Judy, thank you so much for this well-written post. You have no idea how many of us feel the same way. I don't have your talent, I'm a novice at watercolor. Over the last several months I've gotten repeated requests to do tutorials and teach classes. I've had no formal training and feel very uncomfortable placing myself in a teaching position. At times I have felt bullied in a subtle way and it is a very uncomfortable feeling. I believe most people don't realize how I feel, while there are others who don't really care. They want to do what I do and they want to learn it in the quickest way possible. Stay true to your feelings, the people who are genuine will understand.

margot said...

You make wonderful points and have breathtakingly beautiful products. You are certainly entitled to protect your techniques and products. If, when asked for techniques, etc. about your products and declining to give information, a customer continues to question you it certainly sounds like bullying and isn't right.

Perhaps part of the problem you had with this recent incident is the forum in which your products were displayed--at a retreat as opposed to a fine arts fair. As a consumer, when I attend a retreat, the whole point is to learn techniques, etc. I'd find it a little disturbing to be presented something (especially something so beautiful) then being denied any technique/crafting information about it.

diane mcvey said...

Your position on this is eloquently and sensibly stated. I agree with you 100%! I hope others will benefit from your experience.

cheryl said...

Your designs are beautiful. I completely agree with not sharing your method. As you said, someone may try to copy and sell what you've created, by why make it easy for them? When I was trying to sell my cards to some stores, I swear my designs showed up there after I was turned down.

But here's an example of an innocent: my mom and I went to a craft show and she saw some tiny 'books' made out of 2 wrapped Andes Mints. They were selling for a whopping 25-cents, but instead of buying one, Mom studied them and said to the crafter, "I'm just trying to figure how I can make these at home". Now what do you say to that, lol?

Tiffany said...

I think HOW people ask is very important. I personally am an art junkie. I enjoy and participate casually in paper arts, sewing, jewlery making, painting, woodworking, photography and several other mediums. Learning something new and experimenting is what I enjoy.

I don't think it's wrong to ask... but it is rude to ask more than once. If I am asking for someone's knowlege I certainly respect their right to decline - after all it's not just your brain power, it's your creativity and time. Those things are precious I know.

Don't blame someone for asking - some of us just love to learn new things. We don't want to sell your ideas - we just love the learning process and trying something new.

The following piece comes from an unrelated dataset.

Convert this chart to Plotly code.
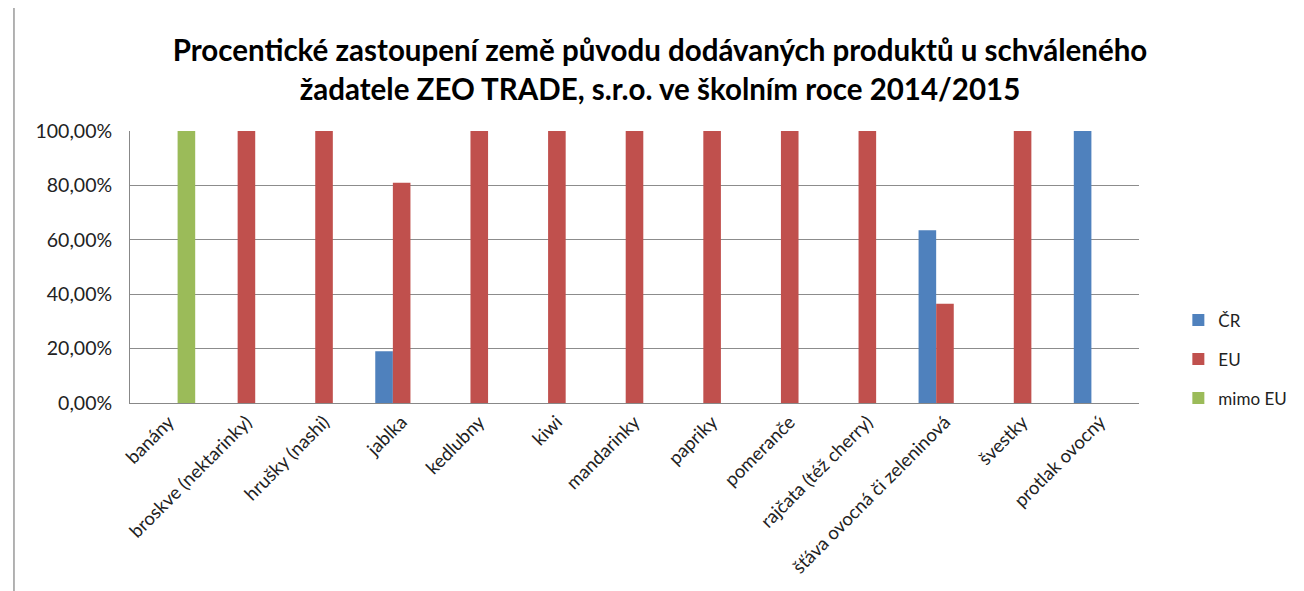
import plotly.graph_objects as go

categories = ["banány", "broskve (nektarinky)", "hrušky (nashi)", "jablka", "kedlubny", "kiwi",
              "mandarinky", "papriky", "pomeranče", "rajčata (též cherry)",
              "šťáva ovocná či zeleninová", "švestky", "protlak ovocný"]
cr = [None, None, None, 0.19, None, None, None, None, None, None, 0.635, None, 1.0]
eu = [None, 1.0, 1.0, 0.81, 1.0, 1.0, 1.0, 1.0, 1.0, 1.0, 0.365, 1.0, None]
mimo_eu = [1.0, None, None, None, None, None, None, None, None, None, None, None, None]
series_names = ["ČR", "EU", "mimo EU"]
colors = ["#4F81BD", "#C0504D", "#9BBB59"]
y_ticks = [0, 0.2, 0.4, 0.6, 0.8, 1.0]

FONT = "Lato"
fig = go.Figure()
for name, vals, col in zip(series_names, [cr, eu, mimo_eu], colors):
    fig.add_trace(go.Bar(x=categories, y=vals, name=name, marker_color=col,
                         marker_line_width=0, legendgroup=name))

fig.update_layout(
    width=1304, height=591,
    margin=dict(l=122, r=173, t=123, b=196),
    paper_bgcolor="white", plot_bgcolor="white",
    separators=", ",
    barmode="group", bargap=0.32, bargroupgap=0,
    font=dict(family=FONT, size=17, color="#222"),
    title=dict(text="Procentické zastoupení země původu dodávaných produktů u schváleného<br>žadatele ZEO TRADE, s.r.o. ve školním roce 2014/2015",
               x=0.5, xanchor="center", y=0.91, yanchor="top",
               font=dict(family=FONT, size=29.5, color="#000", weight="bold")),
    legend=dict(x=1.039, xanchor="left", y=0.37, yanchor="top",
                font=dict(family=FONT, size=17, color="#222"),
                tracegroupgap=14, itemwidth=30, bgcolor="rgba(0,0,0,0)"),
    showlegend=True,
)
fig.update_xaxes(tickangle=-45, showline=True, linecolor="#888", linewidth=1,
                 tickfont=dict(family=FONT, size=18.5, color="#222"), ticks="", showgrid=False)
fig.update_yaxes(range=[0, 1.0], tickvals=y_ticks, tickformat=".2%", showgrid=True,
                 gridcolor="#8c8c8c", gridwidth=1, showline=True, linecolor="#888",
                 tickfont=dict(family=FONT, size=19.5, color="#222"), ticks="", zeroline=False,
                 ticklabelstandoff=13)
fig.add_shape(type="line", xref="paper", yref="paper", x0=-0.115, x1=-0.115, y0=-1, y1=1.5,
              line=dict(color="#999", width=1.5))
fig.write_html("out.html")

However... you ALWAYS have the right to decline. I think a nice smile and a simple "I'm sorry to dissapoint you but I'm not prepared to share this technique yet. Thank you very much for your interest though, I'm honored you would ask."

Val said...

I say...good for you! These are your designs and it's up to you to share WHEN and IF you choose. The thing is, people will ask and they will ask repeatedly...it's the nature of people. I know that I have often said, how do you make it?? I am never offended if the person says that they aren't ready to share the details. I don't feel that the person is selfish or greedy...I just figure...they aren't ready. Most people will just say that they aren't really ready to show people how to do it...they need to work on the design or they say that they are planning a class on how to do it. People should not be offended...it is the artist's job...not always a hobby. People should remember that!!

Heather said...

You go Girl!!! I completely appriciate you view and think you are sooo right!!! I love how you worded it and I think that they should understand that you are trying to be a business for yourself!!! LOVE IT!!!

BTW your jewelry is GORGEOUS!!

shiborigirl said...

i recently had someone sign up for a workshop that wanted assurance that at the end of the class she would know exactly how to produce what i was making (even though my workshop clearly stated it was an overview of various shibori techniques). i let her know that in fact the basics would be covered but that my own personal work involved pole wrapping over 30,000 yards over the past year and that in fact she too could accomplish that if she committed herself to the process. every craft has a level of commitment and often i see people who want to just get to the finish line without paying the dues. i think part of what they don't understand is that it is the process and repetition of the process that leads you to discover your own work by solving problems- often leading you down a path you would never have know was there. and certainly one you won't find by having someone hand you all the answers on a silver platter. i would say that much of my best work or great ideas came to me quite unexpectedly.

Angela said...

Fabulous article and just gorgeous jewelry!

I get the same sort of thing with my tutorials. I also have people ask me in depth questions on how I run my business (when they are in fact in competition with me). I wonder if people just don't 'get it'... there's sharing but business is business.

SueB said...

When you've been asked and answered the request by the person ONCE, that's an innocent request. When they begin to ask the same request, already answered, multiple times ... and especially with others present, they're purposefully attempting to persuade others to "side with" them ... and, no doubt about it, THAT's bullying. I've had it happen to me too, and stood my ground with a simple "No" but you WANT to ask the person, "What part of NO do you not understand?!"

Kaete said...

Please don't feel bad about wanting privacy in your work. Reminds me of the time my dad had a work colleague who took my father's *very* proprietary glass formulas that had developed through years of experimentation and shared them to everyone else as if they were his own.

The sharing aspect of the craft community is a wonderful, wonderful thing, and absolutely essential - but some people just don't seem to get that artists also like to declare something as "mine" if they've put years of sweat and hard work into it.

Morissa Sweeney (SCS - stampinsweeney) said...

As very much a student of so many artists, I believe the uniqueness of art is what captivates us to keep coming back for more. Isn't it the mystery in life that inspires so many things. Secrets are relieved to us when the time is right not necessarily at the time of our choosing. Beautiful work and well-written message!